Hulleman group

Group leader: Dr. Esther Hulleman

 
(Combinational) Drug screens: 

To identify compounds that can be incorporated into new treatment schemes, we perform (semi) high-throughput drug screens on primary cell cultures, either as monotherapy or in combination with other (epigenetic) drugs or gamma-irradiation. Radiotherapy is an important component of the current treatment schedules for most types of high-grade brain tumor in children, and – as such – should be considered when screening for novel agents. Drug screen libraries consist of both ‘classical chemotherapeutics’, and targeted agents: epigenetic-, kinase- or pathway inhibitors, depending on the methylation- and gene expression data of the primary tumor. In addition, we use gene expression profiling and protein phosphorylation arrays that enable us to identify signal transduction routes that are essential for the growth of tumor cells, as well as pathways that are involved in escape mechanisms leading to drug resistance. This allows a rational design of combinational therapies, in which the drugs act with an additive or synergistic effect. Preferably, we test compounds that pass the blood-brain barrier (BBB) and have been proven safe in children and approved for the European market, to enable a quick translation to the clinic.

Tumor Biology:

Besides the abovementioned drug screens, we aim to develop novel therapies based on the biology/immunology of pediatric brain tumor (sub)types, with a special focus on crosstalk with healthy brain- or immune cells and therapy resistance. In recent years, an increasing number of publications has shown that brain tumors closely interact with neighboring healthy cells and infiltrating immune cells to support their growth and survival.
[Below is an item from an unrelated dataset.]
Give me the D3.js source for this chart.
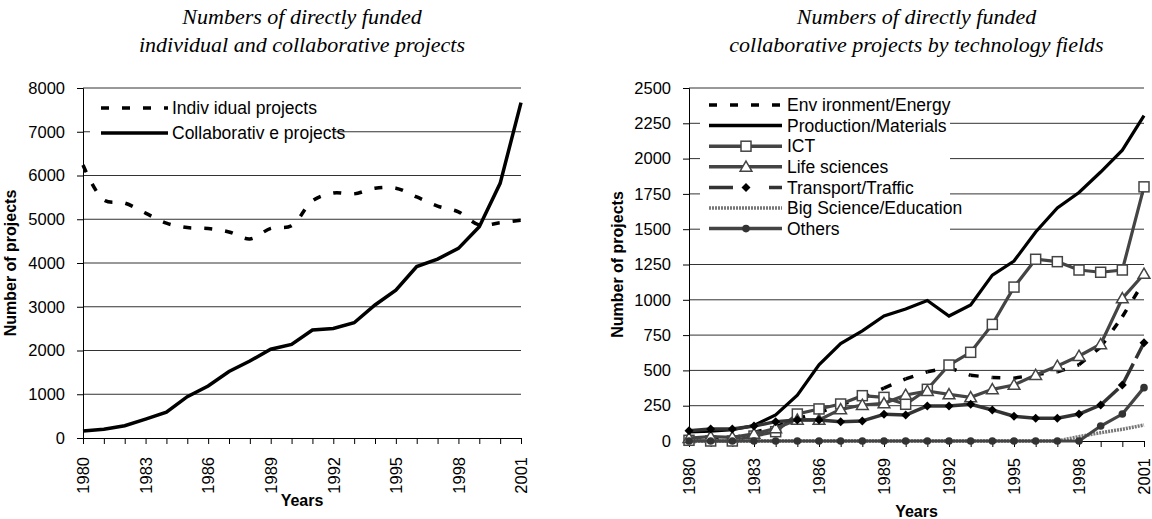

To determine the feasibility of immunotherapy in, we investigate the role of the tumor immune microenvironment (TIME) in various pediatric brain tumor (sub)types and explore the possibility to alter their immunophenotype using co-cultures and immunocompetent in vivo models, such as the murine syngeneic grafts. Therefore, we map changes in TIME upon treatment with immunomodulating agents and perform synthetic lethality screens using CRISPR (clustered regularly interspaced short palindromic repeats)/Cas9 screening methods. This technique can also be applied to identify pathways involved in therapy resistance, both in in vitro and in in vivo experiments where we can consider the role of the tumor microenvironment, BBB integrity and tumor heterogeneity. Again, we use different approaches to identify therapeutic targets: unbiased screens in which drug and/or irradiation treatment is combined with (inducible) CRISPR/Cas9 knock-outs, or a more rationalized approach in which we compare the gene expression profiles and pathway activation before-, and after treatment in resected patient material (provided that a second biopsy or debulking of the tumor is performed upon recurrence), or by exposing cell cultures to low drug concentrations for an extended period of time.

Drug delivery:

The minimal progress in the treatment of pediatric brain tumors in the past decades may be attributed to a limited drug distribution in the brain. Most chemotherapeutics – and small molecules in particular – are good substrates of drug efflux transporters, as they have historically been selected for their inability to pass the BBB to minimalize neurological damage and treatment related side effects. However, good brain penetration and subsequent drug accumulation will be essential for the treatment of (pediatric) brain tumors. Thus, novel treatment strategies (both invasive- and non-invasive) need to be developed, such as convection enhanced-, intra-arterial-, or intranasal delivery, sonoporation, implanted therapies, the use of nanocarriers, chemical modification of parent drugs with vectors that help crossing the BBB, or co-administration of chemotherapeutic agents with compounds that open up the BBB.

Novel research models:

Since the focus or our laboratory experiments is on translational projects, we need robust in vitro and in vivo models that mimic the molecular and histological phenotype of the tumors, to evaluate novel treatment modalities. Currently, such models are scarce, and most exhibit relatively slow tumor growth, making them unsuitable to test new therapies. Therefore, we routinely establish novel patient-derived xenograft (PDX) models for various forms of high-grade pediatric brain tumors from primary patient material. These models are extensively characterized on different levels (gene-expression profiles, genomic characteristics, and histology) and compared to the original tumor, to ensure their reliability. Besides drug testing, the PDX models can be used to study the blood-brain barrier, tumor biology, tumor-stroma interactions, or novel neurosurgical- and diagnostic techniques.